Estados Unidos cierra la puerta a los pelotaris vascos
Las restricciones migratorias, acrecentadas con Trump, condenan a un deporte con mucho tradición en Florida pero en declive
El sueño americano se ha nublado para los pelotaris. Las restricciones migratorias en Estados Unidos, crecientes en los últimos años y acentuadas aún más desde que Trump es presidente, han tenido ya un sinnúmero de afectados por todo el mundo: y entre ellos, el peculiar grupo de los ases de cestapunta del País Vasco, España.
Por el teléfono desde el otro lado del Atlántico llegan los sonidos de gritos y pelotazos contra la pared de los jugadores de Markina (5.000 habitantes, Vizcaya), donde hace una pausa el joven Jon Mandiola, 20 años, para atender la llamada. “Desde pequeño quise ir a jugar a Florida y es una desilusión muy grande no poder”, dice este pelotari que ha pedido la visa tres veces desde el año pasado y siempre le ha sido denegada.
La cestapunta o jai-alai es un deporte vasco con raigambre en Florida desde hace casi un siglo y tuvo un éxito tremendo como deporte de apuestas hasta los ochenta, cuando un largo conflicto sindical y la diversificación del mundo del juego en este estado arrojó a la pelota a un camino de olvido que la tiene, aquí, en situación terminal. En Florida ya solo queda un frontón en el que se juega todo el año, en el casino de Dania Beach, y otro declinante en el Casino Miami. Y encima resulta cada vez más difícil traer jugadores del País Vasco para dar calidad al espectáculo. Otro Casino, el Magic City, para aprovechar la licencia de juego que conlleva la licencia de pelota va a recuperar este deporte pero, por los problemas para conseguir visas para extranjeros, está teniendo que formar a las prisas a estadounidenses exbeisbolistas y exjugadores de fútbol americano que apenas saben de cestapunta y menos de su historia.
El frontón de Dania es el que más visas ha solicitado desde 2016 y ha tenido continuos problemas. Cuatro peticiones le han sido denegadas –pese a repetir el trámite hasta en tres ocasiones– y las siete que le han aprobado se han retrasado hasta ocho meses, cuando en años anteriores se las concedían aproximadamente en un mes; además, hace ya un año que Migración no les ha entregado ni una sola más.

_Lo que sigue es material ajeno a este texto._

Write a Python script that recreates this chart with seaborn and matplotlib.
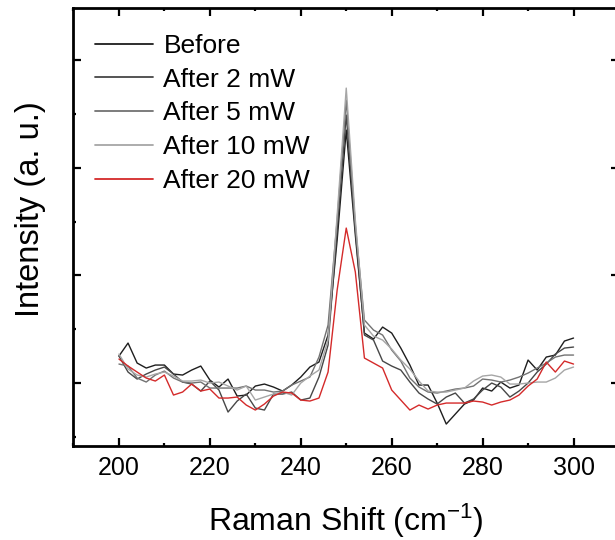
import numpy as np
import pandas as pd
import matplotlib
matplotlib.use("Agg")
import matplotlib.pyplot as plt
from matplotlib.ticker import FixedLocator, MultipleLocator
import seaborn as sns

# ---------------- data ----------------
raman_shift = [200, 202, 204, 206, 208, 210, 212, 214, 216, 218,
               220, 222, 224, 226, 228, 230, 232, 234, 236, 238,
               240, 242, 244, 246, 248, 250, 252, 254, 256, 258,
               260, 262, 264, 266, 268, 270, 272, 274, 276, 278,
               280, 282, 284, 286, 288, 290, 292, 294, 296, 298, 300]

before = [90, 103, 83, 78, 81, 81, 72, 71, 76, 80,
          66, 59, 67, 50, 51, 60, 62, 59, 55, 61,
          69, 79, 84, 111, 206, 316, 211, 113, 107, 119,
          113, 98, 81, 61, 61, 43, 22, 32, 42, 46,
          58, 55, 64, 58, 61, 86, 76, 89, 91, 105, 108]

after_2mw = [90, 74, 67, 72, 76, 79, 72, 64, 62, 55,
             65, 56, 34, 45, 52, 38, 36, 52, 52, 54,
             46, 48, 69, 101, 216, 331, 216, 111, 106, 85,
             80, 76, 64, 53, 47, 42, 49, 53, 43, 47,
             56, 63, 59, 49, 55, 63, 74, 82, 92, 98, 99]

after_5mw = [82, 80, 68, 64, 71, 75, 68, 64, 63, 64,
             58, 58, 58, 58, 60, 56, 56, 54, 55, 61,
             65, 69, 89, 121, 226, 346, 221, 126, 116, 111,
             96, 85, 68, 59, 54, 53, 55, 57, 58, 60,
             67, 66, 64, 66, 69, 73, 78, 83, 89, 91, 91]

after_10mw = [92, 77, 71, 69, 72, 74, 70, 65, 65, 66,
              63, 64, 60, 56, 60, 46, 49, 52, 54, 51,
              63, 70, 76, 106, 231, 358, 226, 121, 110, 106,
              97, 86, 77, 65, 55, 54, 54, 56, 58, 65,
              70, 71, 69, 62, 62, 63, 64, 64, 68, 76, 79]

after_20mw = [87, 80, 74, 68, 65, 71, 51, 54, 62, 55,
              57, 48, 48, 49, 41, 36, 42, 50, 54, 53,
              46, 45, 48, 74, 156, 218, 174, 88, 83, 78,
              56, 46, 36, 41, 37, 41, 43, 43, 43, 45,
              44, 41, 44, 46, 51, 60, 67, 84, 74, 85, 82]

series_names = ["Before", "After 2 mW", "After 5 mW", "After 10 mW", "After 20 mW"]
series_values = [before, after_2mw, after_5mw, after_10mw, after_20mw]
series_colors = ["#1e1e1e", "#474747", "#727272", "#a6a6a6", "#d42a2a"]

x_ticks = [200, 220, 240, 260, 280, 300]
x_label = "Raman Shift (cm$^{-1}$)"
y_label = "Intensity (a. u.)"

# ---------------- build long table ----------------
frames = []
for name, vals in zip(series_names, series_values):
    frames.append(pd.DataFrame({"shift": raman_shift, "intensity": vals, "sample": name}))
df = pd.concat(frames, ignore_index=True)

# ---------------- style ----------------
sns.set_theme(style="ticks")
plt.rcParams["font.family"] = ["Liberation Sans", "DejaVu Sans"]
plt.rcParams["mathtext.fontset"] = "custom"
plt.rcParams["mathtext.rm"] = "Liberation Sans"
plt.rcParams["mathtext.it"] = "Liberation Sans"
plt.rcParams["mathtext.bf"] = "Liberation Sans"
plt.rcParams["text.color"] = "black"
plt.rcParams["axes.labelcolor"] = "black"
plt.rcParams["xtick.color"] = "black"
plt.rcParams["ytick.color"] = "black"

fig = plt.figure(figsize=(6.15, 5.4), dpi=100)
ax = fig.add_axes([0.1195, 0.174, 0.887, 0.811])

sns.lineplot(data=df, x="shift", y="intensity", hue="sample",
             hue_order=series_names,
             palette=dict(zip(series_names, series_colors)),
             linewidth=1.0, ax=ax, legend=True, sort=False)

ax.set_xlim(190, 310)
ax.set_ylim(0, 438)

ax.xaxis.set_major_locator(FixedLocator(x_ticks))
ax.xaxis.set_minor_locator(MultipleLocator(10))
ax.yaxis.set_major_locator(FixedLocator([63, 170.7, 278.3, 386]))
ax.yaxis.set_minor_locator(FixedLocator([9.2, 116.8, 224.5, 332.2]))
ax.set_yticklabels([])

ax.tick_params(which="both", direction="in", top=True, right=True,
               color="black", width=1.6)
ax.tick_params(which="major", length=5.5)
ax.tick_params(which="minor", length=2.5)
ax.tick_params(axis="x", which="major", labelsize=18, pad=7, labelcolor="black")
ax.tick_params(axis="y", labelleft=False)

for sp in ax.spines.values():
    sp.set_linewidth(2.0)
    sp.set_color("black")
    sp.set_visible(True)

ax.set_xlabel(x_label, fontsize=23, labelpad=15.5, color="black")
ax.set_ylabel(y_label, fontsize=23.5, color="black")
ax.yaxis.set_label_coords(-0.05, 0.54)

leg_old = ax.get_legend()
handles = leg_old.legend_handles
labels = [t.get_text() for t in leg_old.get_texts()]
leg_old.remove()
for h, c in zip(handles, series_colors):
    h.set_color(c)
    h.set_linewidth(1.3)
ax.legend(handles, labels, loc="upper left", bbox_to_anchor=(0.039, 0.941),
          frameon=False, fontsize=19, handlelength=2.2, handletextpad=0.4,
          labelspacing=0.37, borderpad=0, borderaxespad=0, labelcolor="black")

fig.savefig("out.png", dpi=100)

“Desde hace unos tres años empezaron a pedir más información, documentos, títulos de los pelotaris, y venga a pedir más pruebas y a poner en duda que fuera necesario traer jugadores del País Vasco en vez de emplear a americanos. Así que la empresa del casino ha decidido que es más práctico contratar a estadounidenses o residentes en Estados Unidos”, explica Íñigo Arrieta, cestolari de 37 años en activo y vicepresidente del sindicato local de jugadores de jai-alai, que aún cuenta con alrededor de 70 miembros. La visa que piden es la de Atleta Reconocido Internacionalmente y Arrieta lamenta que Estados Unidos no comprende que “los únicos pelotaris de nivel son los vascos”.
En los años 80 llegó a haber una quincena de frontones abiertos en Estados Unidos, la mayoría en Florida, y hasta medio millar de jugadores venidos del País Vasco, frente al medio centenar que hay hoy. “Ahora casi te piden ser el mejor pelotari del mundo para darte una visa”, protesta Jairo Baroja, de 35 años y enrolado en el casino de Dania. “No es lo mismo poner a jugar de cualquier manera a gente de aquí que a gente de nuestro nivel, que lo llevamos mamando desde niños”.

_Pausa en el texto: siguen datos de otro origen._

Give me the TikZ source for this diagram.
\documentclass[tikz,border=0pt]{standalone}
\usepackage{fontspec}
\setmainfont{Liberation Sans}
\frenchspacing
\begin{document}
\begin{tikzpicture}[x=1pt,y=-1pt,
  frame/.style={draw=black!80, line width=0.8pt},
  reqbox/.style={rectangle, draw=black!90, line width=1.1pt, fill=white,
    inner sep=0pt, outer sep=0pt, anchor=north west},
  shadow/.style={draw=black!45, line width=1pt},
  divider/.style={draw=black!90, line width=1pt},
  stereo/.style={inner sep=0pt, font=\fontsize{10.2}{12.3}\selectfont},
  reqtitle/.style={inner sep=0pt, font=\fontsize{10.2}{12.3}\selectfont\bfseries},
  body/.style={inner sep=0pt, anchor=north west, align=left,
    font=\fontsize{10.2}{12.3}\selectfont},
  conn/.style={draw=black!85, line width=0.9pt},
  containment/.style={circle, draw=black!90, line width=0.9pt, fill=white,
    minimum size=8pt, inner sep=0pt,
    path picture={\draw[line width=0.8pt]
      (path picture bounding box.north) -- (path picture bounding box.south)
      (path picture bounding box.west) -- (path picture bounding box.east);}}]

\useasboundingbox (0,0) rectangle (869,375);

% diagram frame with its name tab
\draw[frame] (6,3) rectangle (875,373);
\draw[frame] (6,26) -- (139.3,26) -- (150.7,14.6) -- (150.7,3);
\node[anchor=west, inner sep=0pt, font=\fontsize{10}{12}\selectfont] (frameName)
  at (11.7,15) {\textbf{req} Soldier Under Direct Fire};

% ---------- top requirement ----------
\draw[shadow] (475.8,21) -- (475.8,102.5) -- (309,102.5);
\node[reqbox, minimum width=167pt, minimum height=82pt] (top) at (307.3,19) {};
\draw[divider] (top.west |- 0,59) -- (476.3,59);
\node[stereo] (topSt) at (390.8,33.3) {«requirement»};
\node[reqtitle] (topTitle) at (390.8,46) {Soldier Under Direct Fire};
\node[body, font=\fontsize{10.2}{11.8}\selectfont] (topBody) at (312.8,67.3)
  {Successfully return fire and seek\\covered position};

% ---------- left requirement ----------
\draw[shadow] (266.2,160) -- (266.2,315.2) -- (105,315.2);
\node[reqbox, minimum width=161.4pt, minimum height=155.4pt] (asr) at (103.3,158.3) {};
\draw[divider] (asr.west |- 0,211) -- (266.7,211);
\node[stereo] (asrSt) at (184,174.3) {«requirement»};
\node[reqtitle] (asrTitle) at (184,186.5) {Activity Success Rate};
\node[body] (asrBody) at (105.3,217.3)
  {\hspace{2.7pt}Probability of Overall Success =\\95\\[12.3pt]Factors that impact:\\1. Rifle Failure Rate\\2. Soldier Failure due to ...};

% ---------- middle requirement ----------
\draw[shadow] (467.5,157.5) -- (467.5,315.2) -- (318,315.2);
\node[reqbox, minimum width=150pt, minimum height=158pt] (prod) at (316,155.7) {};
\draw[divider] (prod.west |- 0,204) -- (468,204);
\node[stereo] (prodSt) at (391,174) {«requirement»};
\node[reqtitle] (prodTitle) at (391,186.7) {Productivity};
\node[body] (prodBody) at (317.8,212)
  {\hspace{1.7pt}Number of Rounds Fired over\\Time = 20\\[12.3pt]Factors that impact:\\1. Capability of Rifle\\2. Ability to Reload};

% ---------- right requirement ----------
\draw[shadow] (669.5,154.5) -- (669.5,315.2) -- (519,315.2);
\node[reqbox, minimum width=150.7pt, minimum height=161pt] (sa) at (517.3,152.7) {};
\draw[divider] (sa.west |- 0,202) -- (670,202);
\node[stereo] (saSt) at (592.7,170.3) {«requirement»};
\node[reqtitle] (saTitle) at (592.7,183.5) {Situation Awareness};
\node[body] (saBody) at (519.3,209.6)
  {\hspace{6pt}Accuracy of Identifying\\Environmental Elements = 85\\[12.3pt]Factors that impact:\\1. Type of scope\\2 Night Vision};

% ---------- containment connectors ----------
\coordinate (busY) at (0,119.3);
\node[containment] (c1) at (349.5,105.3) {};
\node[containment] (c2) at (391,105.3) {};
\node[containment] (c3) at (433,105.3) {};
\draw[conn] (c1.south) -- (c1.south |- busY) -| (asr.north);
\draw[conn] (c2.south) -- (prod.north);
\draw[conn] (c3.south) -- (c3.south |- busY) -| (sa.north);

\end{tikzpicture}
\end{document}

Arrieta aclara que las trabas migratorias comenzaron a principios de 2016, antes de que Trump ganase las elecciones en noviembre, aunque dice que con él en el cargo y con su apuesta por la restricción migratoria “están apretando todavía más”.

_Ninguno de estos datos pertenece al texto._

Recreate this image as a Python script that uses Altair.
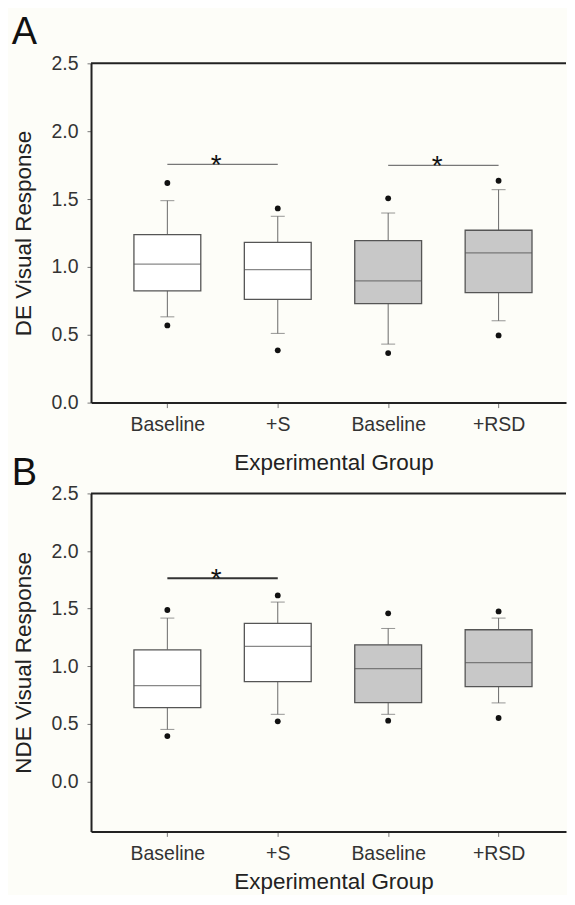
import altair as alt
import pandas as pd

# Categories (internal keys are unique; label shows text before '|')
groups = ["Baseline|S", "+S", "Baseline|RSD", "+RSD"]
fills = ["white", "white", "#c8c8c8", "#c8c8c8"]
panel_letters = ["A", "B"]
y_titles = ["DE Visual Response", "NDE Visual Response"]
x_title = "Experimental Group"
y_ticks = [0.0, 0.5, 1.0, 1.5, 2.0, 2.5]

# Panel A (DE)
a_q1 = [0.824, 0.760, 0.730, 0.811]
a_med = [1.020, 0.980, 0.897, 1.103]
a_q3 = [1.238, 1.181, 1.194, 1.270]
a_wlo = [0.632, 0.510, 0.431, 0.603]
a_whi = [1.488, 1.373, 1.397, 1.569]
a_out_lo = [0.569, 0.385, 0.365, 0.495]
a_out_hi = [1.618, 1.431, 1.505, 1.635]
a_sig_from = ["Baseline|S", "Baseline|RSD"]
a_sig_to = ["+S", "+RSD"]
a_sig_y = [1.755, 1.748]

# Panel B (NDE)
b_q1 = [0.641, 0.867, 0.684, 0.824]
b_med = [0.832, 1.172, 0.980, 1.032]
b_q3 = [1.143, 1.372, 1.186, 1.317]
b_wlo = [0.452, 0.583, 0.583, 0.682]
b_whi = [1.418, 1.557, 1.328, 1.418]
b_out_lo = [0.394, 0.522, 0.528, 0.551]
b_out_hi = [1.488, 1.615, 1.459, 1.476]
b_sig_from = ["Baseline|S"]
b_sig_to = ["+S"]
b_sig_y = [1.763]

W = 476
FONT = "Liberation Sans"


def panel(letter, ytitle, q1, med, q3, wlo, whi, olo, ohi, sfrom, sto, sy,
          domain, height, sig_color, sig_width, letter_y, xtitle_pad):
    df = pd.DataFrame({"g": groups, "fill": fills, "q1": q1, "med": med,
                       "q3": q3, "wlo": wlo, "whi": whi, "olo": olo, "ohi": ohi})
    sdf = pd.DataFrame({"x1": sfrom, "x2": sto, "yv": sy,
                        "star": ["*"] * len(sy)})
    ldf = pd.DataFrame({"letter": [letter]})

    xscale = alt.Scale(type="point", domain=groups, padding=0.651, align=0.531)
    xaxis = alt.Axis(title=x_title, labelExpr="split(datum.label, '|')[0]",
                     labelAngle=0, tickSize=5, labelPadding=8,
                     titlePadding=xtitle_pad, titleX=243)
    yscale = alt.Scale(domain=domain, nice=False, zero=False)
    yaxis = alt.Axis(values=y_ticks, format=".1f", tickSize=4,
                     labelPadding=9, titlePadding=16)

    def X(f="g"):
        return alt.X(f + ":N", scale=xscale, axis=xaxis, title=x_title)

    def Y(f):
        return alt.Y(f + ":Q", scale=yscale, axis=yaxis, title=ytitle)

    base = alt.Chart(df)
    w_lo = base.mark_rule(color="#6a6a6a", strokeWidth=1).encode(
        x=X(), y=Y("wlo"), y2="q1:Q")
    w_hi = base.mark_rule(color="#6a6a6a", strokeWidth=1).encode(
        x=X(), y=Y("q3"), y2="whi:Q")
    cap_lo = base.mark_tick(size=14, thickness=1, color="#6a6a6a").encode(
        x=X(), y=Y("wlo"))
    cap_hi = base.mark_tick(size=14, thickness=1, color="#6a6a6a").encode(
        x=X(), y=Y("whi"))
    box = base.mark_bar(size=67, stroke="#555555", strokeWidth=1.3).encode(
        x=X(), y=Y("q1"), y2="q3:Q",
        fill=alt.Fill("fill:N", scale=None))
    median = base.mark_tick(size=67, thickness=1.3, color="#555555").encode(
        x=X(), y=Y("med"))
    o_lo = base.mark_circle(size=34, color="#111111", opacity=1).encode(
        x=X(), y=Y("olo"))
    o_hi = base.mark_circle(size=34, color="#111111", opacity=1).encode(
        x=X(), y=Y("ohi"))

    sbase = alt.Chart(sdf)
    sig = sbase.mark_rule(color=sig_color, strokeWidth=sig_width).encode(
        x=X("x1"), x2="x2:N", y=Y("yv"))
    star = sbase.mark_text(fontSize=28, font=FONT, color="#111111",
                           align="center", baseline="alphabetic",
                           dx=49, dy=10).encode(
        x=X("x1"), y=Y("yv"), text="star:N")

    top = alt.Chart(ldf).mark_rule(color="#222222", strokeWidth=2).encode(
        x=alt.value(0), x2=alt.value(W), y=alt.value(0))
    lab = alt.Chart(ldf).mark_text(fontSize=38, font=FONT, color="#111111",
                                   align="left", baseline="alphabetic").encode(
        x=alt.value(-79.5), y=alt.value(letter_y), text="letter:N")

    return alt.layer(w_lo, w_hi, cap_lo, cap_hi, box, median, o_lo, o_hi,
                     sig, star, top, lab).properties(width=W, height=height)


pA = panel(panel_letters[0], y_titles[0], a_q1, a_med, a_q3, a_wlo, a_whi,
           a_out_lo, a_out_hi, a_sig_from, a_sig_to, a_sig_y,
           [0, 2.5], 340, "#777777", 1.2, -19.5, 18)
pB = panel(panel_letters[1], y_titles[1], b_q1, b_med, b_q3, b_wlo, b_whi,
           b_out_lo, b_out_hi, b_sig_from, b_sig_to, b_sig_y,
           [-0.433, 2.5], 338.7, "#333333", 2, -8, 8)

chart = alt.vconcat(pA, pB, spacing=91, bounds="flush").properties(
    padding={"left": 3.2, "top": 4.5, "right": 0, "bottom": 0},
    background="#fdfdf8",
).configure_view(stroke=None).configure_axis(
    grid=False, domainColor="#222222", domainWidth=2,
    tickColor="#777777", tickWidth=1,
    labelFont=FONT, labelFontSize=19.5, labelColor="#333333",
    titleFont=FONT, titleFontSize=22.5, titleFontWeight="normal",
    titleColor="#222222",
)

chart.save("out.html", embed_options={"renderer": "svg", "actions": False})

Jon Mandiola, como es tradicional en la cestapunta, viene de una familia de pelotaris, y su abuelo, su padre y sus tíos jugaron en el pasado en Florida, el país en el que más dinero se podía ganar jugando a este deporte. Desde niño, en su Markina natal, oyó una y otra vez las historias de la soleada y lujosa península estadounidense donde los pelotaris vascos eran famosos y celebrados a nivel local.
“Pensé siempre que para mí también llegaría el momento, pero no ha llegado”, dice con fastidio. “Dicen que ahora es más difícil entrar allá por las cosas malas que pasan en el mundo y los atentados. Yo no sé si es política o si tienen miedo... No pierdo la esperanza de que algún día me llegue la oportunidad y poder ir. Claro, si los frontones siguen abiertos”.